[begin INPUT ROWS]
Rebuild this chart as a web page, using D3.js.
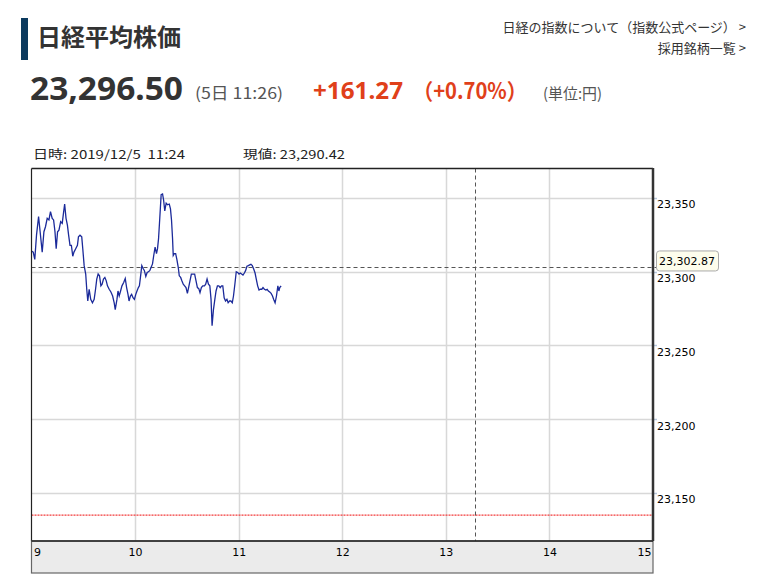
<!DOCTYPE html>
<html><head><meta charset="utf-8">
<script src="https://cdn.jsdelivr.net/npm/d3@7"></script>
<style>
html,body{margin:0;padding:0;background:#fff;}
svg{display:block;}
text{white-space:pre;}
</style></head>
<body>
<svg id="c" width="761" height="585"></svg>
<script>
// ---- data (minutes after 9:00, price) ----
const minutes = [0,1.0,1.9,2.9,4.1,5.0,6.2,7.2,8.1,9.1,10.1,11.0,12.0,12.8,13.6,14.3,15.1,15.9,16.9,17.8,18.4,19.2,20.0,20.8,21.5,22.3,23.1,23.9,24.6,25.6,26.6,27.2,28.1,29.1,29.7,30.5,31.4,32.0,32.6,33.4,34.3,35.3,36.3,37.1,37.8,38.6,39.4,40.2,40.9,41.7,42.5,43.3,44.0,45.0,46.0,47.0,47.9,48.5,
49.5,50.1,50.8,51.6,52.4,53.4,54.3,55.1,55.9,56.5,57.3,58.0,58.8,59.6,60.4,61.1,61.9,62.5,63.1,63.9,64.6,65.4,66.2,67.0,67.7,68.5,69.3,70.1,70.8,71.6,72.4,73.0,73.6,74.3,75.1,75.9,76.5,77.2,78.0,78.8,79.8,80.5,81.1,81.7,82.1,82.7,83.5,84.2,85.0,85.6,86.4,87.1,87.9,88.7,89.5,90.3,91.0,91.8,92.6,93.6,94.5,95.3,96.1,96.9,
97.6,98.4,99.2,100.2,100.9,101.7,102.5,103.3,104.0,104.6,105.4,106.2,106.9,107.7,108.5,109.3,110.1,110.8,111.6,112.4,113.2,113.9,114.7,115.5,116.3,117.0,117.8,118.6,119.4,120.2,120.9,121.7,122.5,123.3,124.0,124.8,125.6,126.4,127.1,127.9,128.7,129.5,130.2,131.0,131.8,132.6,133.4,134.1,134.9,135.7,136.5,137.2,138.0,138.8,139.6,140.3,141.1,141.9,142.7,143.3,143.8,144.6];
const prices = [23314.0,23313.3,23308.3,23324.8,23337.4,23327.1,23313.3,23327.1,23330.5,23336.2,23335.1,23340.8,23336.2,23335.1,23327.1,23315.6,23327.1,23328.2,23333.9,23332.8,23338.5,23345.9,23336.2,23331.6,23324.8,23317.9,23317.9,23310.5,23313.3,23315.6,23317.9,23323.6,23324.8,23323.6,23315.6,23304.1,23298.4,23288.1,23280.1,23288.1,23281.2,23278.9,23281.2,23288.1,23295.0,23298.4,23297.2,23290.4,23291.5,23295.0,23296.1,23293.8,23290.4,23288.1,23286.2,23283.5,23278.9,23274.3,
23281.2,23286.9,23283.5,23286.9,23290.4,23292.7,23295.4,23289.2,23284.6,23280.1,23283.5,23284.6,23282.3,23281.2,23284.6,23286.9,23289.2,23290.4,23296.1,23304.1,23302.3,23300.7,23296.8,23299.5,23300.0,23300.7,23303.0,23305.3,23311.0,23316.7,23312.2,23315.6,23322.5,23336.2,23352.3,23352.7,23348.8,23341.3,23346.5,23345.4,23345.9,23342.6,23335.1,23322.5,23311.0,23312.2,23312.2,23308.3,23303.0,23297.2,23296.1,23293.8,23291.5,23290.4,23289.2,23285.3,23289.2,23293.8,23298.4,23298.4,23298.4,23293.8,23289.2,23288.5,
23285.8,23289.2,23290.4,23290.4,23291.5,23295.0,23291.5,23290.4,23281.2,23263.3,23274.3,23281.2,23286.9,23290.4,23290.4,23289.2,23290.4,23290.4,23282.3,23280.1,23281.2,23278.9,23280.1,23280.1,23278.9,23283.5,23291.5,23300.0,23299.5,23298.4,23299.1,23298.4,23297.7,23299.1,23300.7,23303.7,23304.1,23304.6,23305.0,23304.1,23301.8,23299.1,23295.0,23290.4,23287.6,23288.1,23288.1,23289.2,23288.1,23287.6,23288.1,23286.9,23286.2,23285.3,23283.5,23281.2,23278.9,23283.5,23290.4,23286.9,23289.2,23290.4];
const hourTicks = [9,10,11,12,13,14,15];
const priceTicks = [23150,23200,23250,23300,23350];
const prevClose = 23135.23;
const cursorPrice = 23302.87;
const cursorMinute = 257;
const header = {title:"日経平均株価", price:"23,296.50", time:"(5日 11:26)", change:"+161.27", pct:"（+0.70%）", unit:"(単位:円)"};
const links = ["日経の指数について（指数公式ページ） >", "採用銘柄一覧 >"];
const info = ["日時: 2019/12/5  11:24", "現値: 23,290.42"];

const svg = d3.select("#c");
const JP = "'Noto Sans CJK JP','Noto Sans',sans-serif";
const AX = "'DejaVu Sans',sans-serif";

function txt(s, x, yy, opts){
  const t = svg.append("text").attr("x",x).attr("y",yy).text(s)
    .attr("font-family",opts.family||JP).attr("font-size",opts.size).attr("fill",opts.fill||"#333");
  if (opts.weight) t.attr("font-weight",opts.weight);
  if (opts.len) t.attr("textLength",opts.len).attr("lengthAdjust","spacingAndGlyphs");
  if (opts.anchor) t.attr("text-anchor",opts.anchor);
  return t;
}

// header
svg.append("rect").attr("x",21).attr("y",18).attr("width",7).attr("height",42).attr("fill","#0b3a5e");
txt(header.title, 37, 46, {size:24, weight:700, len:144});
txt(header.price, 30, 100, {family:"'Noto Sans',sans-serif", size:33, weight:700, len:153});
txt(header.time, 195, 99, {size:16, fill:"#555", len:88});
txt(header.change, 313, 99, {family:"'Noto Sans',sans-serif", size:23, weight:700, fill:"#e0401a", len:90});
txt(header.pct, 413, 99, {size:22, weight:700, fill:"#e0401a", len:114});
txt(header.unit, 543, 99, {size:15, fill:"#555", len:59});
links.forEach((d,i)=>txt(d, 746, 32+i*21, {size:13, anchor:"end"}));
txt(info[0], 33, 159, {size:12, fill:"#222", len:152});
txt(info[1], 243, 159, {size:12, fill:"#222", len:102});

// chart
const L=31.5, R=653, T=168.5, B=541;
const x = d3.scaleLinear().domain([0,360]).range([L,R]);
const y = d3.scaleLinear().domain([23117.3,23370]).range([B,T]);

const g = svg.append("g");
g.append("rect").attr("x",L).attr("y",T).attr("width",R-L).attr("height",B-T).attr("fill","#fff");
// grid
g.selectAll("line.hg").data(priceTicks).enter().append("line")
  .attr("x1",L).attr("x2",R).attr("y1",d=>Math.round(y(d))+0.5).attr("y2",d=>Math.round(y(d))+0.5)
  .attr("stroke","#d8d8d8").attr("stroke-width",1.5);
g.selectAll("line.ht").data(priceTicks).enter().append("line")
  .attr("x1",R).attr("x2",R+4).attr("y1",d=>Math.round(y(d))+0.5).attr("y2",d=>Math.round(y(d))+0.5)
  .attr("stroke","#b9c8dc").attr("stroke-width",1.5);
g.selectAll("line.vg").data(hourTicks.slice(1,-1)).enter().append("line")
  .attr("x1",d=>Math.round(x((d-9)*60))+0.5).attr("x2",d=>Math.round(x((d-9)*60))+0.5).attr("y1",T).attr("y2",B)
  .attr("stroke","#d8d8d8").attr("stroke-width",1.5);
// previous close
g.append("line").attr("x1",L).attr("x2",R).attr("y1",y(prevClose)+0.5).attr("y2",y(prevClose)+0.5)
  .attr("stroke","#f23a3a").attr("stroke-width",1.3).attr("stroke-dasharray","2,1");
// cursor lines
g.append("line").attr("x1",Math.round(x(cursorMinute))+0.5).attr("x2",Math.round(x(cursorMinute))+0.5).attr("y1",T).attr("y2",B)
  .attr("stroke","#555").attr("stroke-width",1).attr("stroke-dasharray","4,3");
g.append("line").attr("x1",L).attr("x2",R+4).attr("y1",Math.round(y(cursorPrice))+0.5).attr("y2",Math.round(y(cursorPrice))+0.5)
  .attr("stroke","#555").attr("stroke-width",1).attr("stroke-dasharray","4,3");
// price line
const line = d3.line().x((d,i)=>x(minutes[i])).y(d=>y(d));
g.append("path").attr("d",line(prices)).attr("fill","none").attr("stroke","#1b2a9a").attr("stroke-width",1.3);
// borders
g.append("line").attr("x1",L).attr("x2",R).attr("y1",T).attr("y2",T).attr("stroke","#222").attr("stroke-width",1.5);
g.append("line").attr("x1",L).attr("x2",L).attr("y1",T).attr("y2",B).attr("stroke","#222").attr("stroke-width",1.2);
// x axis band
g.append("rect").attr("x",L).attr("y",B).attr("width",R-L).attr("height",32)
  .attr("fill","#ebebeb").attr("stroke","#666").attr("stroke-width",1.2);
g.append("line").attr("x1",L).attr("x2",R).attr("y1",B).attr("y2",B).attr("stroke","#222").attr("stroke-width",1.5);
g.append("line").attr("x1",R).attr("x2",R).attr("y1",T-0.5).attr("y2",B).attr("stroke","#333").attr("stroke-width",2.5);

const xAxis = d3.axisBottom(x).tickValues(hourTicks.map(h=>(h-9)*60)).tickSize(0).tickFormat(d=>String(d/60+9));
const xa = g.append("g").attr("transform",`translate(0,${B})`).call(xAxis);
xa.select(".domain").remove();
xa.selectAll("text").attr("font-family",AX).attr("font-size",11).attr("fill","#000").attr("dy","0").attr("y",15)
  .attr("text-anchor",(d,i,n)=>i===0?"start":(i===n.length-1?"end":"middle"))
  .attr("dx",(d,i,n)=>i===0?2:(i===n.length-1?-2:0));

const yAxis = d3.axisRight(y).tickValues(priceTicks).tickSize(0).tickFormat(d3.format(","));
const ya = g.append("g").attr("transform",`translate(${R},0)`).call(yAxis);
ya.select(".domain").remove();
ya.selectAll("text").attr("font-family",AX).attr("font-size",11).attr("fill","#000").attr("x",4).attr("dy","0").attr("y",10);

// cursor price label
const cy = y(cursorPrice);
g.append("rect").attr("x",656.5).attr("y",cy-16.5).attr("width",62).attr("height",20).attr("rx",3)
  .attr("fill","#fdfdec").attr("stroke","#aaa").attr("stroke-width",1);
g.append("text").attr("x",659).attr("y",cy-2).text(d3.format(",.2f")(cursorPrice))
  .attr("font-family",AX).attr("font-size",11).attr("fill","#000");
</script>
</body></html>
[end INPUT ROWS]
[begin INPUT ROWS]
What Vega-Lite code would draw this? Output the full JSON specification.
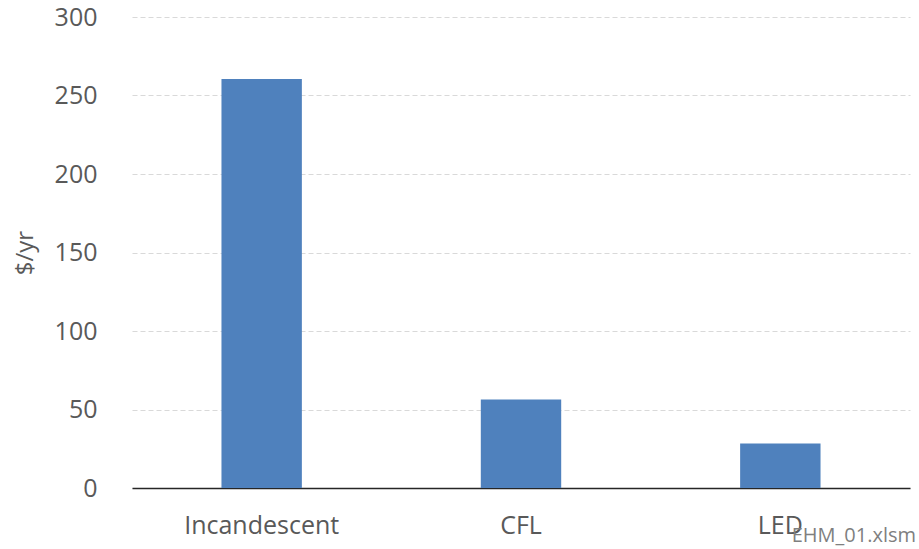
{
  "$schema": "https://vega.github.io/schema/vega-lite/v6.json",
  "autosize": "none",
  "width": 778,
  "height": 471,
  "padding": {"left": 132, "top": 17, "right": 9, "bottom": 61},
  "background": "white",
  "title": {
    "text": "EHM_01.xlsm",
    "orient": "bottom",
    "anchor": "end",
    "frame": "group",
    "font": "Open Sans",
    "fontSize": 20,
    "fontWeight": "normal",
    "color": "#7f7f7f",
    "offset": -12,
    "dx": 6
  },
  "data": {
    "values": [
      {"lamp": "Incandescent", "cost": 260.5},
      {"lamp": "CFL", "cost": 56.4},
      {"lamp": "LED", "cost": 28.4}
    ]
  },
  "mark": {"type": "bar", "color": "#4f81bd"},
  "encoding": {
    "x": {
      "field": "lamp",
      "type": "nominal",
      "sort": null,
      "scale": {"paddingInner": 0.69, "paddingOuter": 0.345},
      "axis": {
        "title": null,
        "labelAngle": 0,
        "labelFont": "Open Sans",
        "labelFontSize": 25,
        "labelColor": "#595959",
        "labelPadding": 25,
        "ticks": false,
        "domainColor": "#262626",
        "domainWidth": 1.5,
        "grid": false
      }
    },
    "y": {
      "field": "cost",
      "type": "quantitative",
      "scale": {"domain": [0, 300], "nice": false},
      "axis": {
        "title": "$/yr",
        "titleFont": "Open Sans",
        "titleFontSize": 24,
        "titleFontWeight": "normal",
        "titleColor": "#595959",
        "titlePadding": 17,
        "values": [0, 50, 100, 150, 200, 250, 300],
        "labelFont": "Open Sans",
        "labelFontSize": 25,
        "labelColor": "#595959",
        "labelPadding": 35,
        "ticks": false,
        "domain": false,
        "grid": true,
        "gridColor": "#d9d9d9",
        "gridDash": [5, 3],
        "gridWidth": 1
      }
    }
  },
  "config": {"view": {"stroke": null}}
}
[end INPUT ROWS]
■ **SHORT EXERCISE**:
Gather every line from the entries above where the word "chart" appears, and copy them.

■ **FULL SOLUTION**:
Rebuild this chart as a web page, using D3.js.
// chart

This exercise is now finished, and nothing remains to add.